# Data Cleaning – Credit Card Churn Dataset
This notebook performs initial data cleaning on the raw credit card churn dataset.  
The goal is to prepare the dataset for EDA and modeling by:
- Removing duplicates
- Handling missing values
- Fixing data types
- Addressing outliers
- Managing high-cardinality categorical features  
The cleaned dataset will be saved in `data/processed/` for use in later stages.

In [None]:
# Standard libraries
import pandas as pd
import numpy as np
from pathlib import Path
import os

# Visualization
import matplotlib.pyplot as plt
import seaborn as sns

# Display settings
pd.set_option('display.max_columns', None)
sns.set(style="whitegrid")

# Reproducibility
np.random.seed(42)

In [None]:
# Paths
DATA_DIR = Path("../../data/raw")
FILE_PATH = DATA_DIR / "credit_card_attrition_dataset_mark.csv" 

In [None]:
# Load
df = pd.read_csv(FILE_PATH)

## 1. Looking at the Dataset

In [None]:
df.shape

In [None]:
df.head()

In [None]:
df.info()

In [None]:
df.describe()

## 2. Checking for Duplicates

In [None]:
# Count duplicates
df.duplicated().sum()

In [None]:
# Remove duplicates
df = df.drop_duplicates()

In [None]:
df.duplicated().sum()

## 3. Checking for Missing Data

In [None]:
pd.set_option('display.max_rows', None)  # Show all rows
pd.set_option('display.max_columns', None)  # Show all columns
print(df.isna().sum())

In [None]:
pd.reset_option('display.max_rows')
pd.reset_option('display.max_columns')

In [None]:
df[["Income", "CreditLimit", "TotalSpend"]].isnull().sum()
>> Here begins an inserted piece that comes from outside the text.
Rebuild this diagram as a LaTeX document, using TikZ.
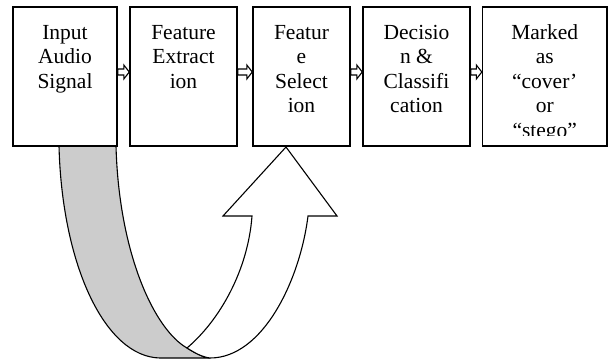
\documentclass[tikz,border=0pt]{standalone}
\usepackage{fontspec}
\setmainfont{Liberation Serif}
\usetikzlibrary{calc}

\tikzset{
  stage/.style={draw=black, line width=1.4pt, fill=white, inner sep=0pt,
                minimum height=139pt},
  stagetext/.style={anchor=north, inner sep=0pt, align=center,
                    font=\fontsize{21.5}{24.5}\selectfont},
  flowarrow/.style={draw=black, line width=1.1pt, fill=white},
  bandback/.style={draw=black, line width=1.1pt, fill=black!20},
  bandfront/.style={draw=black, line width=1.1pt, fill=white},
}
\newcommand{\firstline}{\rule{0pt}{15.5pt}}

\begin{document}
\begin{tikzpicture}[x=1pt, y=-1pt]
  \useasboundingbox (0,0) rectangle (608,361);

  % curved feedback arrow: shaded back of the band, then the white front with its head
  \path[bandback] (59,146) .. controls (62,265) and (105,357) .. (160,358)
        -- (210,358) .. controls (202,357) and (195,353) .. (187,348)
        .. controls (155,330) and (119,255) .. (116,146) -- cycle;
  \path[bandfront] (210,358) .. controls (263,358) and (300,280) .. (308,216)
        -- (337,216) -- (286,147) -- (223,216) -- (252,216)
        .. controls (248,270) and (220,320) .. (187,348)
        .. controls (195,353) and (202,357) .. (210,358) -- cycle;

  % processing stages
  \node[stage, minimum width=104pt]   (b1) at (65,76.5)    {};
  \node[stage, minimum width=107pt]   (b2) at (183.5,76.5) {};
  \node[stage, minimum width=97pt]    (b3) at (301.5,76.5) {};
  \node[stage, minimum width=107pt]   (b4) at (416.5,76.5) {};
  \node[stage, minimum width=124.5pt] (b5) at (544.75,76.5) {};

  \node[stagetext] (t1) at (65,23.5)    {\firstline Input\\Audio\\Signal};
  \node[stagetext] (t2) at (183.5,23.5) {\firstline Feature\\Extract\\ion};
  \node[stagetext] (t3) at (301.5,23.5) {\firstline Featur\\e\\Select\\ion};
  \node[stagetext] (t4) at (416.5,23.5) {\firstline Decisio\\n \&\\Classifi\\cation};
  \begin{scope}
    \clip (483,8) rectangle (606,135);
    \node[stagetext] (t5) at (544.75,23.5) {\firstline Marked\\as\\“cover’\\or\\“stego”};
  \end{scope}

  % block arrows between neighbouring stages
  \foreach \a/\b in {b1/b2, b2/b3, b3/b4, b4/b5} {
    \path[flowarrow] let \p1=(\a.east), \p2=(\b.west) in
      (\x1,{\y1+7.5pt}) -- ({\x2-5.5pt},{\y1+7.5pt}) -- ({\x2-5.5pt},{\y1+11.5pt})
      -- (\x2,{\y1+4.5pt}) -- ({\x2-5.5pt},{\y1-2.5pt}) -- ({\x2-5.5pt},{\y1+1.5pt})
      -- (\x1,{\y1+1.5pt}) -- cycle;
  }
\end{tikzpicture}
\end{document}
*The columns that has missing values area `Income`, `CreditLimit`, `TotalSpend` which has 5k missing  values.*

In [None]:
cols_with_missing = ["Income", "CreditLimit", "TotalSpend"]

df[cols_with_missing].skew()

In [None]:
import matplotlib.pyplot as plt
import seaborn as sns

cols_with_missing = ["Income", "CreditLimit", "TotalSpend"]

for col in cols_with_missing:
    plt.figure(figsize=(6,4))
    sns.histplot(df[col], kde=True, bins=30)
    plt.title(f"Distribution of {col} (with Missing Values)")
    plt.show()

*Since `Income` and `TotalSpend` were highly right-skewed, I will use median imputation to avoid distortion from outliers. `CreditLimit` was nearly symmetric, so I will use mean imputation to preserve its distribution.*

In [None]:
# Median for skewed features
df["Income"] = df["Income"].fillna(df["Income"].median())
df["TotalSpend"] = df["TotalSpend"].fillna(df["TotalSpend"].median())

# Mean for symmetric feature
df["CreditLimit"] = df["CreditLimit"].fillna(df["CreditLimit"].mean())

In [None]:
df[["Income", "CreditLimit", "TotalSpend"]].isnull().sum()